__YOUR GOAL__:
Return the listing below verbatim. Pictures do not belong in the copy.

__COLLECTED DATA__:
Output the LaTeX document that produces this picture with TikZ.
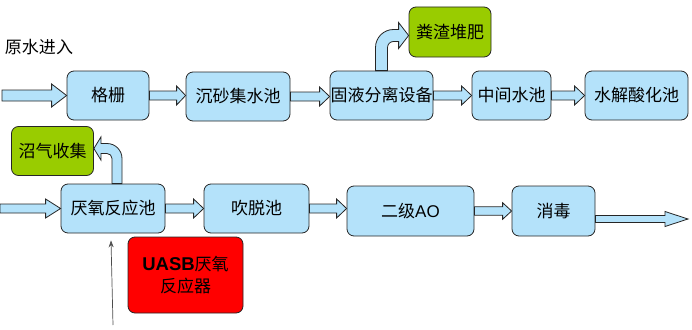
\documentclass[tikz,border=0pt]{standalone}
\usepackage{fontspec}
\setmainfont{Noto Sans CJK SC}
\newfontfamily\latinfont{Liberation Sans}
\usepackage{tikz}
\usetikzlibrary{arrows.meta,calc}
\definecolor{boxblue}{RGB}{180,226,250}
\definecolor{boxgreen}{RGB}{153,204,0}
\definecolor{boxred}{RGB}{255,0,0}

% straight block arrow: from, to, body half width, head half width, head length
\newcommand{\pipe}[5]{%
  \draw[flow] let \p1=(#1), \p2=(#2) in
    (\x1,\y1+#3) -- (\x2-#5,\y1+#3) -- (\x2-#5,\y1+#4) -- (\x2,\y1)
    -- (\x2-#5,\y1-#4) -- (\x2-#5,\y1-#3) -- (\x1,\y1-#3) -- cycle;}

\begin{document}
\begin{tikzpicture}[x=1pt, y=-1pt,
    every node/.style={font=\fontsize{17}{22}\selectfont, inner sep=0pt},
    unit/.style={rectangle, rounded corners=7pt, draw=black!85, line width=0.8pt, fill=boxblue, minimum height=49pt, align=center},
    product/.style={unit, fill=boxgreen},
    reactor/.style={unit, fill=boxred, minimum height=76pt},
    flow/.style={draw=black!85, line width=0.8pt, fill=boxblue},
    feedline/.style={-{Stealth[length=7pt,width=5pt]}, black!70, line width=0.7pt},
]
    \useasboundingbox (0,0) rectangle (692,329);

    % Raw water line
    \node (rawin) at (39,47) {原水进入};
    \node[unit, minimum width=82pt] (gezha) at (108,95.5) {格栅};
    \node[unit, minimum width=104pt] (chensha) at (238,96.5) {沉砂集水池};
    \node[unit, minimum width=103pt] (guye) at (381.5,95.5) {固液分离设备};
    \node[unit, minimum width=79pt] (zhongjian) at (511.5,95.5) {中间水池};
    \node[unit, minimum width=103pt] (shuijie) at (636.5,95.5) {水解酸化池};
    \node[product, minimum width=82pt, minimum height=50pt] (fenzha) at (450,32) {粪渣堆肥};

    % Anaerobic line
    \node[product, minimum width=82pt] (zhaoqi) at (52.5,151) {沼气收集};
    \node[unit, minimum width=104pt] (yanyang) at (113,208.5) {厌氧反应池};
    \node[unit, minimum width=105pt] (chuitu) at (256.5,208.5) {吹脱池};
    \node[unit, minimum width=127pt, minimum height=50pt] (erji) at (410.5,211) {二级{\latinfont AO}};
    \node[unit, minimum width=83pt, minimum height=50pt] (xiaodu) at (553.5,211) {消毒};
    \node[reactor, minimum width=115pt] (uasb) at (185.5,275) {{\latinfont\bfseries\fontsize{18.5}{22}\selectfont UASB}厌氧\\反应器};

    \coordinate (in1) at (2,95.5);
    \coordinate (in2) at (0,208.5);
    \coordinate (out) at (688,219);
    \coordinate (feed) at (113,325);

    % Flow arrows
    \pipe{in1}{gezha.west}{5.5pt}{11.5pt}{15pt}
    \pipe{gezha.east}{chensha.west}{4.5pt}{9.5pt}{9pt}
    \pipe{chensha.east}{guye.west}{4.5pt}{9.5pt}{10pt}
    \pipe{guye.east}{zhongjian.west}{4.5pt}{9.5pt}{10pt}
    \pipe{zhongjian.east}{shuijie.west}{4.5pt}{9.5pt}{10pt}
    \pipe{in2}{yanyang.west}{4.5pt}{9.5pt}{15pt}
    \pipe{yanyang.east}{chuitu.west}{4.5pt}{9.5pt}{10pt}
    \pipe{chuitu.east}{erji.west}{4.5pt}{9.5pt}{10pt}
    \pipe{erji.east}{xiaodu.west}{4.2pt}{8.3pt}{9pt}
    \pipe{[yshift=-8pt]xiaodu.east}{out}{3.5pt}{7.5pt}{23pt}

    % Bent arrows to the green boxes
    \draw[flow] let \p1=(guye.north), \p2=([yshift=-3.5pt]fenzha.west) in
        (\x1-6pt,\y1) -- (\x1-6pt,\y2-12pt) arc[start angle=180, end angle=90, radius=18pt]
        -- (\x2-10pt,\y2+6pt) -- (\x2-10pt,\y2+13pt) -- (\x2,\y2) -- (\x2-10pt,\y2-13pt)
        -- (\x2-10pt,\y2-6pt) -- (\x1+12pt,\y2-6pt) arc[start angle=90, end angle=180, radius=6pt]
        -- (\x1+6pt,\y1) -- cycle;
    \draw[flow] let \p1=([xshift=4pt]yanyang.north), \p2=([yshift=2.5pt]zhaoqi.east) in
        (\x1+5pt,\y1) -- (\x1+5pt,\y2-10pt) arc[start angle=0, end angle=90, radius=15pt]
        -- (\x2+7pt,\y2+5pt) -- (\x2+7pt,\y2+11.5pt) -- (\x2,\y2) -- (\x2+7pt,\y2-11.5pt)
        -- (\x2+7pt,\y2-5pt) -- (\x1-10pt,\y2-5pt) arc[start angle=90, end angle=0, radius=5pt]
        -- (\x1-5pt,\y1) -- cycle;

    % Feed line
    \draw[feedline] (feed) -- ([xshift=-2pt,yshift=-7pt]yanyang.south);
\end{tikzpicture}
\end{document}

__RESPONSE__:
Output the LaTeX document that produces this picture with TikZ.
\documentclass[tikz,border=0pt]{standalone}
\usepackage{fontspec}
\setmainfont{Noto Sans CJK SC}
\newfontfamily\latinfont{Liberation Sans}
\usepackage{tikz}
\usetikzlibrary{arrows.meta,calc}
\definecolor{boxblue}{RGB}{180,226,250}
\definecolor{boxgreen}{RGB}{153,204,0}
\definecolor{boxred}{RGB}{255,0,0}

% straight block arrow: from, to, body half width, head half width, head length
\newcommand{\pipe}[5]{%
  \draw[flow] let \p1=(#1), \p2=(#2) in
    (\x1,\y1+#3) -- (\x2-#5,\y1+#3) -- (\x2-#5,\y1+#4) -- (\x2,\y1)
    -- (\x2-#5,\y1-#4) -- (\x2-#5,\y1-#3) -- (\x1,\y1-#3) -- cycle;}

\begin{document}
\begin{tikzpicture}[x=1pt, y=-1pt,
    every node/.style={font=\fontsize{17}{22}\selectfont, inner sep=0pt},
    unit/.style={rectangle, rounded corners=7pt, draw=black!85, line width=0.8pt, fill=boxblue, minimum height=49pt, align=center},
    product/.style={unit, fill=boxgreen},
    reactor/.style={unit, fill=boxred, minimum height=76pt},
    flow/.style={draw=black!85, line width=0.8pt, fill=boxblue},
    feedline/.style={-{Stealth[length=7pt,width=5pt]}, black!70, line width=0.7pt},
]
    \useasboundingbox (0,0) rectangle (692,329);

    % Raw water line
    \node (rawin) at (39,47) {原水进入};
    \node[unit, minimum width=82pt] (gezha) at (108,95.5) {格栅};
    \node[unit, minimum width=104pt] (chensha) at (238,96.5) {沉砂集水池};
    \node[unit, minimum width=103pt] (guye) at (381.5,95.5) {固液分离设备};
    \node[unit, minimum width=79pt] (zhongjian) at (511.5,95.5) {中间水池};
    \node[unit, minimum width=103pt] (shuijie) at (636.5,95.5) {水解酸化池};
    \node[product, minimum width=82pt, minimum height=50pt] (fenzha) at (450,32) {粪渣堆肥};

    % Anaerobic line
    \node[product, minimum width=82pt] (zhaoqi) at (52.5,151) {沼气收集};
    \node[unit, minimum width=104pt] (yanyang) at (113,208.5) {厌氧反应池};
    \node[unit, minimum width=105pt] (chuitu) at (256.5,208.5) {吹脱池};
    \node[unit, minimum width=127pt, minimum height=50pt] (erji) at (410.5,211) {二级{\latinfont AO}};
    \node[unit, minimum width=83pt, minimum height=50pt] (xiaodu) at (553.5,211) {消毒};
    \node[reactor, minimum width=115pt] (uasb) at (185.5,275) {{\latinfont\bfseries\fontsize{18.5}{22}\selectfont UASB}厌氧\\反应器};

    \coordinate (in1) at (2,95.5);
    \coordinate (in2) at (0,208.5);
    \coordinate (out) at (688,219);
    \coordinate (feed) at (113,325);

    % Flow arrows
    \pipe{in1}{gezha.west}{5.5pt}{11.5pt}{15pt}
    \pipe{gezha.east}{chensha.west}{4.5pt}{9.5pt}{9pt}
    \pipe{chensha.east}{guye.west}{4.5pt}{9.5pt}{10pt}
    \pipe{guye.east}{zhongjian.west}{4.5pt}{9.5pt}{10pt}
    \pipe{zhongjian.east}{shuijie.west}{4.5pt}{9.5pt}{10pt}
    \pipe{in2}{yanyang.west}{4.5pt}{9.5pt}{15pt}
    \pipe{yanyang.east}{chuitu.west}{4.5pt}{9.5pt}{10pt}
    \pipe{chuitu.east}{erji.west}{4.5pt}{9.5pt}{10pt}
    \pipe{erji.east}{xiaodu.west}{4.2pt}{8.3pt}{9pt}
    \pipe{[yshift=-8pt]xiaodu.east}{out}{3.5pt}{7.5pt}{23pt}

    % Bent arrows to the green boxes
    \draw[flow] let \p1=(guye.north), \p2=([yshift=-3.5pt]fenzha.west) in
        (\x1-6pt,\y1) -- (\x1-6pt,\y2-12pt) arc[start angle=180, end angle=90, radius=18pt]
        -- (\x2-10pt,\y2+6pt) -- (\x2-10pt,\y2+13pt) -- (\x2,\y2) -- (\x2-10pt,\y2-13pt)
        -- (\x2-10pt,\y2-6pt) -- (\x1+12pt,\y2-6pt) arc[start angle=90, end angle=180, radius=6pt]
        -- (\x1+6pt,\y1) -- cycle;
    \draw[flow] let \p1=([xshift=4pt]yanyang.north), \p2=([yshift=2.5pt]zhaoqi.east) in
        (\x1+5pt,\y1) -- (\x1+5pt,\y2-10pt) arc[start angle=0, end angle=90, radius=15pt]
        -- (\x2+7pt,\y2+5pt) -- (\x2+7pt,\y2+11.5pt) -- (\x2,\y2) -- (\x2+7pt,\y2-11.5pt)
        -- (\x2+7pt,\y2-5pt) -- (\x1-10pt,\y2-5pt) arc[start angle=90, end angle=0, radius=5pt]
        -- (\x1-5pt,\y1) -- cycle;

    % Feed line
    \draw[feedline] (feed) -- ([xshift=-2pt,yshift=-7pt]yanyang.south);
\end{tikzpicture}
\end{document}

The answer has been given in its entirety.